Fei Yan, a research scientist at the Massachusetts Institute of Technology, was accused of making about $110,000 by trading in the stock of Stillwater Mining Company, which was targeted for acquisition by a Linklaters client, according to a press release and stories by the Am Law Daily (sub. req.), Reuters, CNBC and the Wall Street Journal (sub. req.).

A Securities and Exchange Commission complaint also alleges Yan made more than $9,700 by trading on information about the acquisition of Mattress Firm Holding Corp. by another law firm client.

Yan had done internet research on how to avoid being caught for insider trading, according to Joon Kim, acting U.S. Attorney for the Southern District of New York. One search turned up an article called “Want to Commit Insider Trading? Here’s How Not to Do It.”
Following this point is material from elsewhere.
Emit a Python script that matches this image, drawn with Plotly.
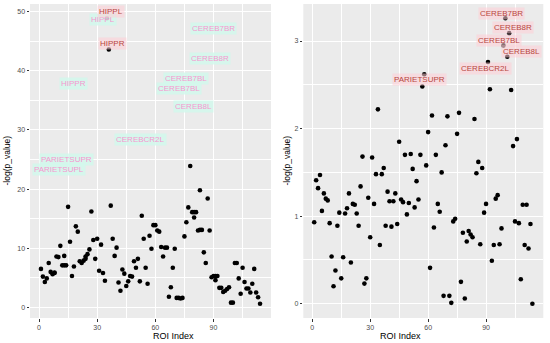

“The answer to Yan’s online inquiry should have been clear,” Kim said in the press release. “There is no proper way to commit insider trading.”

Yan’s wife has not been arrested. She has been suspended from Linklaters pending further investigation, according to a law firm statement provided to the Am Law Daily. She was not identified by authorities.

“The duty to respect the confidential nature of our work is the bedrock of our business, our client relationships and the legal profession,” the statement said. “We have robust policies in place, including those relating to the handling of confidential information and dealing rules, on which we train all our lawyers and staff.

“We will continue to cooperate fully with the authorities on this matter.”